From a safety perspective, either of those plug/socket systems are beyond what UL would mandate although they do not have UL certification as they are not intended for sale in the USA.

Unlike NEMA outlets, both CEE 7/X and BS1363 provide standard finger protection to prevent shock.

Schuko (CEE 7/X) does this using recessed socket outlets and a standardised plug body shape that keeps the pins entirely out of reach when you are inserting/removing the plug.

BS1363 (UK/IRL system) uses sheathed pins.

The big issue with using these plugs in the US is that they are not likely to be approved by the US wiring codes, even if they are excellent standards.

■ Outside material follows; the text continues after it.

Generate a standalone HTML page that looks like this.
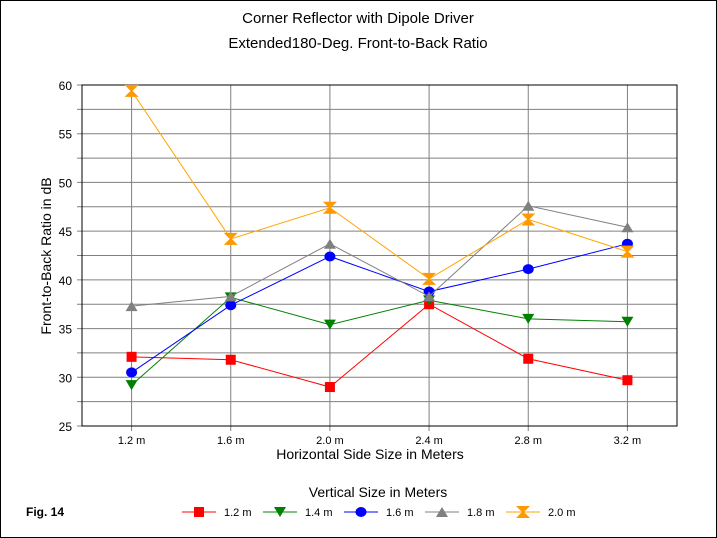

BS1363 (UK/IRL) does however expect to see 230V on Line and 0V on neutral. Some 'switch sockets' would only isolate the line and not the neutral, although double pole versions are available. Also, if the fuse blew in the plug, it would not isolate the neutral.

Your local regs may have issues with CEE 7/7 sockets (Schuko) as they are not polarised. However, with a US 240V supply, both sides are hot anyway, so it makes very little difference in reality.

We have issues using NEMA plugs in Ireland for 110V as they are not approved by a recognised standards body here. The unsheathed pins also prove an issue.

I'd say if you're going to install a 240V socket, use whatever NEMA equivalent you can find to comply with the code.

If you opt to install BS1363 or Schuko (CEE 7/X) you will be perfectly safe, but you will have probably breeched the wiring code by using non-US-approved fittings.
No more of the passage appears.